The headline set comes from Olivia Louvel, in the shape of a live audio-visual performance of her work Data Regina. Being a member of the artistic collective, female:pressure, an international group of female, transgender and non-binary artists within electronic music, Louvel’s music centres itself around creative women and female iconography. Data Regina focuses on the writings of Mary Queen of Scots, detailing her conflict with Queen Elizabeth I and her position within an overwhelmingly male-dominated society.
“The effect is thus a radical transformation of the voice into a sound that is far-removed from its original material, successful in creating an incredibly menacing and penetrative force”

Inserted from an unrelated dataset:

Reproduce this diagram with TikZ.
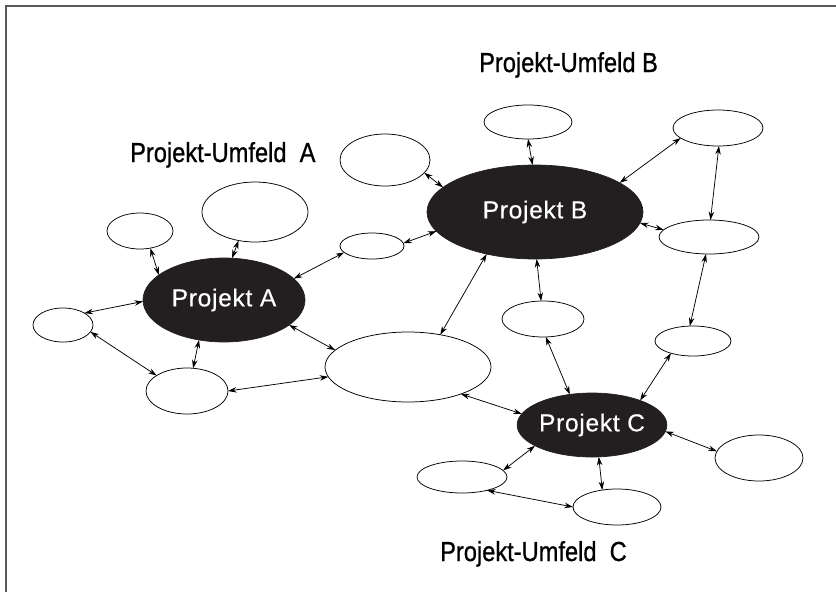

Louvel’s performance dives straight into sequences of scratchy and hazy percussion sounds. Above this, she builds layers of sinister and intense vocals, exacerbated by the creepy visuals which evolve on the screen behind her, as fashion magazine cut-outs help to create an army of blank-faced queen duplicates. Yet these beautiful vocal loops are not what you might expect from the most natural of instruments; with KAOSS and Akai LPD8 pads at her disposal, Louvel can fragment her voice into numerous different and unique sounds, flowing through glitchy noise and atmospheric sweeps. The effect is thus a radical transformation of the voice into a sound that is far-removed from its original material, successful in creating an incredibly menacing and penetrative force.
Interweaving through ‘Farewell’ and ‘Ancrum Moor 1545’, the room is infiltrated by the compelling impetus of bass swells and punches, empowering enough to replace the beating of my own heart and pump the blood through my veins for me. But this is only a taster of what is to come; as ‘Battlefront’ draws a close to the performance with pulsating bass beats panning heavily across the stereo field, the vibrations of the entire room are sensations which I have not experienced before. “That was loud”, Louvel whispers to herself upon finishing, drawing out great humour from understatement.
At this point, it becomes strikingly apparent that Synth Remix is not simply a reflection on or a rewriting of a history of musical evolution. Instead, the event is an ongoing development that is still being written, and one that has the names Jo Thomas and Olivia Louvel at its forefront.